The arrest of the eighteen‑year‑old suspect, executed under provisions of the Indian Penal Code relating to homicide, grievous hurt, and criminal damage, obliges the prosecutorial authority to substantiate charges with forensic evidence, a requirement that may be jeopardised by the fire’s obliteration of critical material traces. Judicial precedent within Uttar Pradesh mandates that any failure to preserve the scene for forensic examination may constitute procedural negligence, a doctrine that could implicate both the municipal fire team for inadequate containment and the police for delayed scene securing.

In view of the substantial material loss, the unverified delay in fire‑department notification, and the municipal council’s tentative promise of emergency relief, one must inquire whether the existing statutory framework governing municipal fire‑service funding mandates a minimum proportion of local revenues to be earmarked for safety equipment, and whether the periodic audits prescribed by the State Municipal Acts have been rigorously applied to verify compliance within the Gonda jurisdiction, thereby ensuring that the allocation of resources aligns with the risk profile of timber‑predominant dwellings. Accordingly, does the district magistrate possess the discretionary authority to compel immediate reallocation of budgetary resources toward fire‑suppression modernization, and ought the state legislative body consider enacting mandatory response‑time standards for municipal fire brigades to avert recurrence of similar catastrophes, thereby rendering municipal accountability measurable and enforceable through statutory penalties? Furthermore, is there a procedural requirement within the Uttar Pradesh Municipal Service Rules obliging the municipal commissioner to publish transparent post‑incident reports within a stipulated timeframe, and if such a provision exists, has it been observed in this instance, or does the silence indicate a lacuna that undermines public trust in governmental oversight?
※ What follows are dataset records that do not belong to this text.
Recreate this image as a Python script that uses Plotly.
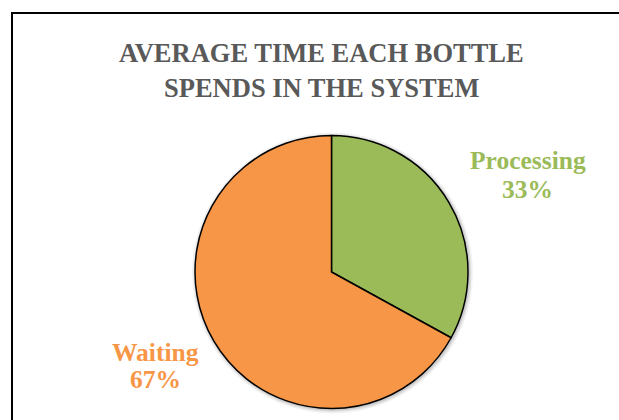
import plotly.graph_objects as go

# Chart data
categories = ["Processing", "Waiting"]
shares = [33, 67]
slice_colors = ["#9BBB59", "#F79646"]
title_lines = ["AVERAGE TIME EACH BOTTLE", "SPENDS IN THE SYSTEM"]

W, H = 619, 420
CX, CY, R = 331.5, 272.0, 136.5   # pie centre / radius in pixels (from top-left)


def px(x):
    return x / W


def py(y):
    return (H - y) / H


fig = go.Figure()
fig.add_trace(go.Pie(
    labels=categories,
    values=shares,
    sort=False,
    direction="clockwise",
    rotation=0,
    marker=dict(colors=slice_colors, line=dict(color="#000000", width=1.5)),
    textinfo="none",
    hoverinfo="label+percent",
    showlegend=False,
    domain=dict(x=[px(CX - R), px(CX + R)], y=[py(CY + R), py(CY - R)]),
))

# soft drop shadow behind the pie
shapes = []
for grow, alpha in [(4.0, 0.05), (2.5, 0.07), (1.2, 0.09)]:
    shapes.append(dict(
        type="circle", xref="paper", yref="paper", layer="below",
        x0=px(CX - R - grow + 1), x1=px(CX + R + grow + 1),
        y0=py(CY + R + grow + 1), y1=py(CY - R - grow + 1),
        fillcolor=f"rgba(0,0,0,{alpha})", line=dict(width=0),
    ))

# chart frame (runs off the right and bottom edges)
shapes.append(dict(
    type="rect", xref="paper", yref="paper",
    x0=px(12), x1=1.05, y0=-0.05, y1=py(13),
    line=dict(color="#000000", width=2), fillcolor="rgba(0,0,0,0)",
))


def text_line(text, x, y, size, color):
    return dict(
        text=text, x=px(x), y=py(y), xref="paper", yref="paper",
        xanchor="center", yanchor="middle", showarrow=False,
        font=dict(family="Liberation Serif", size=size, color=color, weight="bold"),
    )


annotations = [
    text_line(title_lines[0], 321.7, 53.0, 26.5, "#595959"),
    text_line(title_lines[1], 321.7, 88.0, 26.5, "#595959"),
]

# (x centre, first-line y, second-line y) for each slice label
label_pos = {"Processing": (527.5, 160.5, 189.5), "Waiting": (155.5, 352.5, 379.5)}
total = sum(shares)
for name, val, col in zip(categories, shares, slice_colors):
    lx, y1, y2 = label_pos[name]
    annotations.append(text_line(name, lx, y1, 25.5, col))
    annotations.append(text_line(f"{round(100 * val / total)}%", lx, y2, 25.5, col))

fig.update_layout(
    width=W, height=H,
    margin=dict(l=0, r=0, t=0, b=0),
    paper_bgcolor="#FFFFFF",
    plot_bgcolor="#FFFFFF",
    shapes=shapes,
    annotations=annotations,
)

fig.write_html("out.html")
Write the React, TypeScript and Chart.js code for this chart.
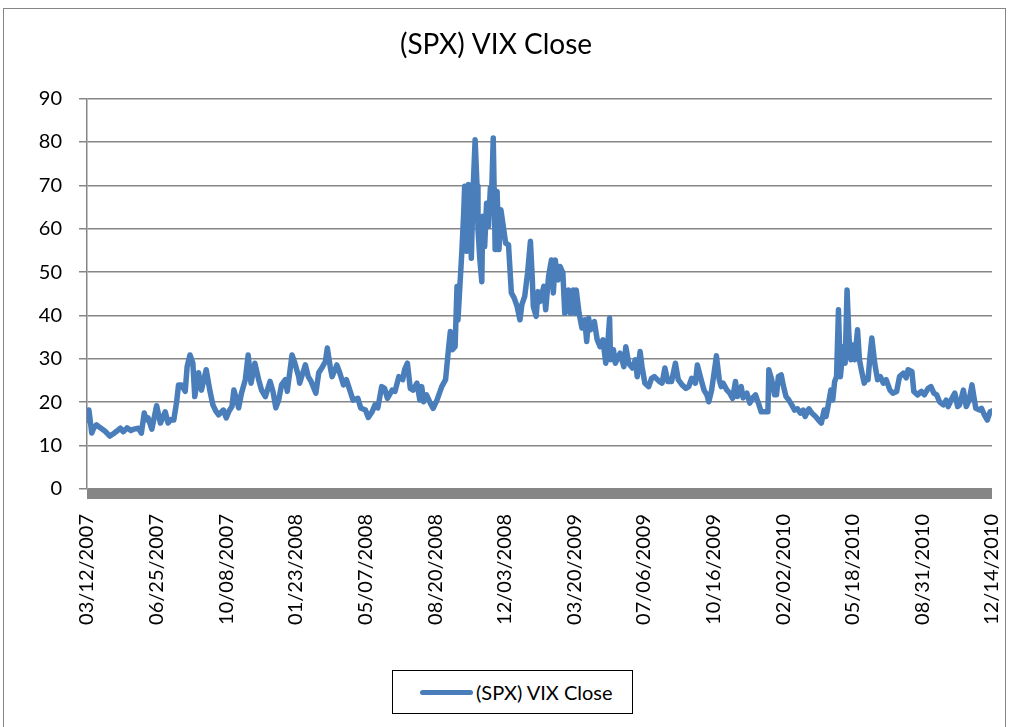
import React, { useEffect, useRef } from "react";
import { Chart, registerables } from "chart.js";

Chart.register(...registerables);

const chartTitle = "(SPX) VIX Close";
const seriesName = "(SPX) VIX Close";

// tick labels on the date axis (trading-day index of each label below)
const tickLabels = [
  "03/12/2007", "06/25/2007", "10/08/2007", "01/23/2008", "05/07/2008",
  "08/20/2008", "12/03/2008", "03/20/2009", "07/06/2009", "10/16/2009",
  "02/02/2010", "05/18/2010", "08/31/2010", "12/14/2010",
];
const tickDays = [0, 73, 146, 219, 292, 365, 438, 511, 584, 657, 730, 803, 876, 949];

// trading-day index of each reading
const dayIndex = [
  0, 2, 5, 7, 10, 14, 19, 24, 28, 31,
  35, 38, 42, 46, 49, 54, 57, 60, 62, 64,
  68, 73, 77, 82, 85, 88, 91, 94, 96, 99,
  103, 105, 108, 111, 113, 117, 120, 125, 129, 132,
  135, 138, 143, 146, 149, 152, 154, 157, 159, 162,
  166, 169, 172, 176, 180, 183, 187, 192, 195, 198,
  201, 204, 208, 210, 215, 218, 222, 223, 226, 229,
  232, 235, 240, 243, 247, 250, 252, 255, 257, 262,
  265, 269, 272, 276, 279, 284, 287, 292, 295, 299,
  302, 305, 309, 312, 315, 320, 323, 327, 331, 333,
  336, 339, 342, 346, 349, 351, 353, 356, 360, 363,
  367, 372, 376, 379, 381, 383, 386, 388, 389, 391,
  393, 395, 396, 398, 400, 402, 403, 405, 407, 409,
  410, 412, 414, 415, 417, 419, 421, 423, 424, 426,
  428, 430, 432, 434, 437, 439, 442, 445, 448, 451,
  454, 456, 459, 462, 465, 467, 468, 471, 473, 475,
  479, 481, 484, 487, 489, 491, 494, 496, 499, 501,
  504, 505, 507, 510, 512, 513, 516, 519, 522, 524,
  526, 528, 532, 535, 538, 541, 544, 546, 548, 549,
  552, 554, 559, 563, 565, 568, 572, 575, 577, 580,
  582, 585, 589, 592, 595, 600, 603, 606, 609, 613,
  617, 620, 624, 628, 631, 634, 638, 640, 644, 647,
  650, 652, 655, 659, 660, 663, 665, 667, 671, 674,
  677, 680, 682, 686, 688, 692, 695, 698, 701, 704,
  707, 711, 714, 715, 718, 721, 723, 725, 728, 730,
  733, 736, 739, 742, 745, 748, 751, 753, 757, 760,
  764, 767, 770, 773, 775, 777, 780, 782, 784, 786,
  788, 790, 793, 795, 797, 799, 801, 803, 805, 808,
  810, 812, 815, 817, 819, 821, 823, 826, 829, 832,
  835, 838, 842, 845, 849, 852, 856, 859, 861, 865,
  867, 871, 875, 878, 882, 885, 888, 891, 894, 898,
  901, 903, 907, 910, 913, 915, 919, 922, 925, 928,
  930, 932, 936, 938, 941, 944, 947, 949,
];

// VIX close at each reading
const vixClose = [
  15.8, 18.2, 12.9, 14.0, 14.8, 14.1, 13.3, 12.2, 12.8, 13.3,
  14.0, 13.2, 14.1, 13.5, 13.8, 14.0, 12.9, 17.5, 16.0, 16.4,
  13.8, 19.2, 15.2, 17.8, 15.2, 16.0, 15.9, 20.1, 24.0, 24.0,
  22.5, 28.2, 30.9, 29.0, 21.3, 26.8, 22.8, 27.5, 22.5, 19.4,
  18.0, 17.1, 18.2, 16.4, 18.0, 19.0, 22.8, 20.5, 18.7, 22.1,
  25.2, 30.9, 24.4, 29.0, 25.2, 22.8, 21.3, 24.8, 22.5, 18.7,
  20.5, 24.0, 25.2, 22.5, 30.9, 29.0, 25.9, 24.4, 26.5, 28.6,
  25.9, 24.8, 22.1, 26.8, 28.2, 29.4, 32.5, 28.2, 25.9, 28.6,
  26.8, 24.0, 25.2, 22.5, 20.5, 20.9, 18.7, 18.2, 16.5, 17.8,
  19.4, 18.7, 23.6, 23.2, 20.9, 22.8, 22.5, 25.9, 25.2, 27.5,
  29.0, 23.2, 22.8, 24.4, 20.5, 23.6, 20.1, 21.7, 19.8, 18.6,
  20.5, 23.6, 25.2, 32.1, 36.3, 32.1, 32.8, 46.7, 39.0, 46.7,
  54.4, 63.6, 69.8, 54.8, 70.2, 62.1, 53.2, 69.8, 80.5, 69.8,
  59.8, 52.8, 47.8, 62.9, 55.9, 65.9, 60.5, 69.4, 65.9, 80.9,
  55.2, 68.6, 55.2, 64.4, 59.8, 56.7, 56.3, 45.2, 44.0, 42.1,
  39.0, 42.5, 44.4, 49.8, 57.1, 48.2, 42.1, 39.8, 45.5, 43.2,
  46.7, 41.3, 49.0, 52.8, 45.2, 52.8, 48.2, 51.3, 49.8, 40.5,
  41.3, 45.9, 40.5, 45.9, 40.5, 45.9, 40.5, 37.1, 39.0, 34.0,
  39.4, 36.7, 38.6, 34.4, 32.8, 34.4, 29.0, 33.2, 39.4, 29.8,
  32.1, 29.0, 31.3, 28.2, 32.8, 29.0, 27.9, 29.8, 25.9, 31.7,
  28.2, 24.4, 23.6, 25.5, 25.9, 24.8, 24.4, 27.9, 24.8, 24.8,
  29.0, 25.2, 24.0, 23.2, 23.6, 25.5, 24.4, 28.6, 25.2, 22.8,
  21.7, 20.1, 22.8, 29.0, 30.7, 25.2, 23.6, 24.4, 22.8, 22.1,
  20.9, 24.8, 21.3, 23.6, 21.0, 22.1, 19.8, 21.0, 21.7, 19.8,
  17.8, 17.8, 17.8, 27.5, 25.2, 21.7, 21.7, 25.9, 26.3, 24.0,
  21.3, 20.5, 19.4, 18.2, 18.5, 17.5, 18.2, 16.7, 18.5, 17.5,
  16.7, 15.9, 15.2, 18.2, 16.7, 19.0, 22.8, 20.5, 24.8, 25.9,
  41.3, 25.9, 32.8, 29.0, 45.9, 35.1, 29.8, 33.2, 29.8, 36.7,
  29.8, 27.5, 24.4, 25.5, 25.2, 30.5, 34.8, 29.0, 25.2, 25.9,
  24.4, 25.2, 22.8, 22.1, 22.5, 25.9, 26.7, 25.6, 27.5, 27.1,
  22.5, 21.7, 22.5, 21.7, 23.2, 23.6, 22.1, 21.7, 20.1, 19.4,
  20.5, 19.0, 20.9, 22.1, 19.0, 19.4, 22.8, 19.0, 20.5, 24.0,
  21.3, 18.6, 18.2, 18.6, 17.1, 15.9, 17.8, 18.0,
];

const yTicks = [0, 10, 20, 30, 40, 50, 60, 70, 80, 90];

const LINE_COLOR = "#4A7EBB";
const GRID_COLOR = "#868686";
const FONT = "Lato, 'Open Sans', sans-serif";

const axisBand = {
  id: "axisBand",
  beforeDatasetsDraw(chart: any) {
    const { ctx, chartArea, scales } = chart;
    const y0 = scales.y.getPixelForValue(0);
    ctx.save();
    ctx.fillStyle = GRID_COLOR;
    ctx.fillRect(chartArea.left, y0, chartArea.right - chartArea.left, 10);
    ctx.restore();
  },
};

export default function App() {
  const canvasRef = useRef<HTMLCanvasElement | null>(null);

  useEffect(() => {
    const canvas = canvasRef.current;
    if (!canvas) return;
    const chart = new Chart(canvas, {
      type: "line",
      data: {
        datasets: [
          {
            label: seriesName,
            data: dayIndex.map((d, i) => ({ x: d, y: vixClose[i] })),
            borderColor: LINE_COLOR,
            backgroundColor: LINE_COLOR,
            borderWidth: 5.5,
            borderJoinStyle: "round",
            borderCapStyle: "round",
            pointRadius: 0,
            tension: 0,
            fill: false,
          },
        ],
      },
      plugins: [axisBand],
      options: {
        animation: false,
        responsive: false,
        devicePixelRatio: 1,
        layout: { padding: { left: 0, right: 18, top: 0, bottom: 0 } },
        plugins: {
          legend: { display: false },
          tooltip: { enabled: false },
          title: {
            display: true,
            text: chartTitle,
            color: "#000",
            font: { family: FONT, size: 28, weight: "normal" },
            padding: { top: 28, bottom: 37 },
          },
        },
        scales: {
          x: {
            type: "linear",
            min: 0,
            max: 949,
            afterBuildTicks(scale: any) {
              scale.ticks = tickDays.map((v) => ({ value: v }));
            },
            afterFit(scale: any) {
              scale.height = 238;
              scale.paddingLeft = 0;
              scale.paddingRight = 0;
            },
            ticks: {
              autoSkip: false,
              maxRotation: 90,
              minRotation: 90,
              padding: 17,
              color: "#000",
              font: { family: FONT, size: 20 },
              callback: (_v: any, i: number) => tickLabels[i],
            },
            grid: { display: false },
            border: { display: false },
          },
          y: {
            min: 0,
            max: 90,
            afterBuildTicks(scale: any) {
              scale.ticks = yTicks.map((v) => ({ value: v }));
            },
            afterFit(scale: any) {
              scale.width = 87;
              scale.paddingTop = 0;
              scale.paddingBottom = 0;
            },
            ticks: {
              color: "#000",
              padding: 17,
              font: { family: FONT, size: 20 },
            },
            grid: {
              color: GRID_COLOR,
              lineWidth: 1.5,
              tickLength: 8,
              drawTicks: true,
            },
            border: { display: true, color: GRID_COLOR, width: 1.5 },
          },
        },
      },
    });
    return () => chart.destroy();
  }, []);

  return (
    <div
      style={{
        position: "absolute",
        left: 0,
        top: 0,
        width: 1010,
        height: 727,
        background: "#fff",
        overflow: "hidden",
      }}
    >
      <div
        style={{
          position: "absolute",
          left: 3,
          top: 8,
          width: 1003,
          height: 740,
          border: "1px solid #868686",
          boxSizing: "border-box",
        }}
      />
      <canvas
        ref={canvasRef}
        width={1010}
        height={727}
        style={{ position: "absolute", left: 0, top: 0, width: 1010, height: 727 }}
      />
      <div
        style={{
          position: "absolute",
          left: 392,
          top: 670,
          width: 241,
          height: 44,
          border: "1px solid #000",
          boxSizing: "border-box",
          background: "#fff",
          display: "flex",
          alignItems: "center",
          fontFamily: FONT,
          fontSize: 20,
          color: "#000",
        }}
      >
        <span
          style={{
            display: "inline-block",
            marginLeft: 27,
            width: 53,
            height: 5,
            borderRadius: 3,
            background: LINE_COLOR,
          }}
        />
        <span style={{ marginLeft: 3 }}>{seriesName}</span>
      </div>
    </div>
  );
}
Considering the investigative challenges presented by the fire‑induced destruction of forensic evidence, one may question whether the existing protocol for immediate scene preservation, including the deployment of fire‑retardant barriers and the rapid establishment of a perimetric cordon, is sufficiently codified within departmental standard operating procedures, and whether training programmes for first‑responders adequately emphasize the preservation of potential criminal evidence alongside life‑saving measures. In addition, does the current legal framework afford victims of intra‑familial homicide adequate restitution mechanisms, particularly when property loss intertwines with personal injury, or must legislative reform be contemplated to ensure that compensation awards reflect both tangible and intangible harms incurred by survivors of such domestic tragedies? Finally, should the state’s emergency relief fund incorporate a pre‑emptive grant scheme for households situated in fire‑prone localities, thereby mitigating the socioeconomic fallout of abrupt property loss, and would such a proactive fiscal instrument not also serve to bolster community resilience, reduce reliance on ad‑hoc municipal disbursements, and furnish a measurable benchmark for evaluating governmental efficacy in safeguarding vulnerable citizens?